I am trying to run the following code to populate a table in parallel for a certain application. First the following function is defined which is supposed to connect to my db and execute the sql command with the values given (to insert into table).
def dbWriter(sql, rows) :
# load cnf file
MYSQL_CNF = os.path.abspath('.') + '/mysql.cnf'
conn = MySQLdb.connect(db='dedupe',
charset='utf8',
read_default_file = MYSQL_CNF)
cursor = conn.cursor()
cursor.executemany(sql, rows)
conn.commit()
cursor.close()
conn.close()
And then there is this piece:
pool = dedupe.backport.Pool(processes=2)
done = False
while not done :
chunks = (list(itertools.islice(b_data, step)) for step in
[step_size]*100)
results = []
for chunk in chunks :
print len(chunk)
results.append(pool.apply_async(dbWriter,
("INSERT INTO blocking_map VALUES (%s, %s)",
chunk)))
for r in results :
r.wait()
if len(chunk) < step_size :
done = True
pool.close()
Everything works and there are no errors.

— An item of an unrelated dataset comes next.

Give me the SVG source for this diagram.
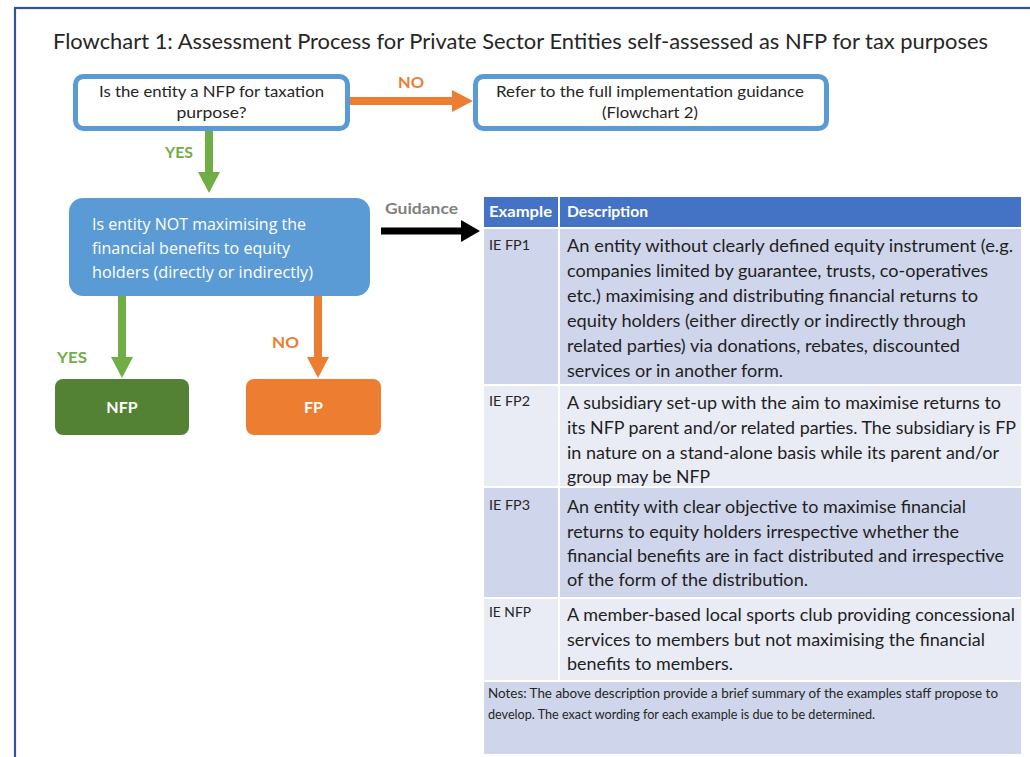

But at the end, my table is empty, meaning somehow the insertions were not successful. I have tried so many things to fix this (including adding column names for insertion) after many google searches and have not been successful. Any suggestions would be appreciated. (running code in python2.7, gcloud (ubuntu). note that indents may be a bit messed up after pasting here)
Please also note that "chunk" follows exactly the required data format.
Note. This is part of this example Please note that the only thing I am changing in the above example (linked) is that I am separating the steps for creation of and inserting into the tables since I am running my code on gcloud platform and it enforces GTID standards.